Dataset extract ▸
- - - - -

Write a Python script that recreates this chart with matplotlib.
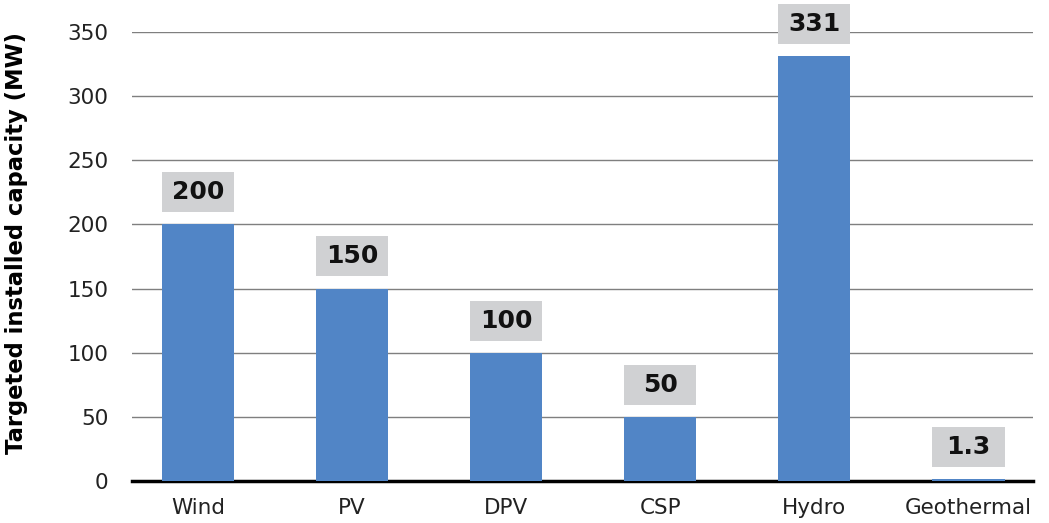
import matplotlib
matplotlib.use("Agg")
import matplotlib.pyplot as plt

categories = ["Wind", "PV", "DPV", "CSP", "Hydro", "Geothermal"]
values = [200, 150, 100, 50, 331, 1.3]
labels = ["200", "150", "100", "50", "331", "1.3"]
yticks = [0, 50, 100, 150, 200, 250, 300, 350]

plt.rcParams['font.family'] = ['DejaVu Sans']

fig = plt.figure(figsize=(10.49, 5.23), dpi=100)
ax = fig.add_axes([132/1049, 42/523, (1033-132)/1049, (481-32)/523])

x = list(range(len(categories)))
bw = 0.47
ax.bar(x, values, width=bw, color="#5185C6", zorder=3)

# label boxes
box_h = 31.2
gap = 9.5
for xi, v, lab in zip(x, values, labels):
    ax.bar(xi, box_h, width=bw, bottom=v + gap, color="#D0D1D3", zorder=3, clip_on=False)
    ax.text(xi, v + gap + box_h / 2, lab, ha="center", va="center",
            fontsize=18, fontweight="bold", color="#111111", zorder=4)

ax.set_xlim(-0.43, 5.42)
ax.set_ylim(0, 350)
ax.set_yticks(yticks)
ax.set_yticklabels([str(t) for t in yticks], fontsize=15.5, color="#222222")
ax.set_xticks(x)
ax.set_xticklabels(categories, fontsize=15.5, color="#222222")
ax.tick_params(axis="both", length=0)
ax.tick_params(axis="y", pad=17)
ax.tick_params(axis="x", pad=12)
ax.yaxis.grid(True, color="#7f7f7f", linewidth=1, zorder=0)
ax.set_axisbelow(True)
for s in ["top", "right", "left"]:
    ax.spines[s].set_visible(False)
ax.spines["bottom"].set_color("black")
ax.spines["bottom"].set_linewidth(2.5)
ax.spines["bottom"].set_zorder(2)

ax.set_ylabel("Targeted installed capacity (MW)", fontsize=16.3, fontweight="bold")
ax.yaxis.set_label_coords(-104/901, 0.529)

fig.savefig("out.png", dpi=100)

- - - - -

Exactly reproduce the run of lines from the start of the listing through the line with "yticks = [0, 50, 100, 150, 200, 250, 300, 350]", inclusive; pictures are not copied.

Exercise solution ▸
Write a Python script that recreates this chart with matplotlib.
import matplotlib
matplotlib.use("Agg")
import matplotlib.pyplot as plt

categories = ["Wind", "PV", "DPV", "CSP", "Hydro", "Geothermal"]
values = [200, 150, 100, 50, 331, 1.3]
labels = ["200", "150", "100", "50", "331", "1.3"]
yticks = [0, 50, 100, 150, 200, 250, 300, 350]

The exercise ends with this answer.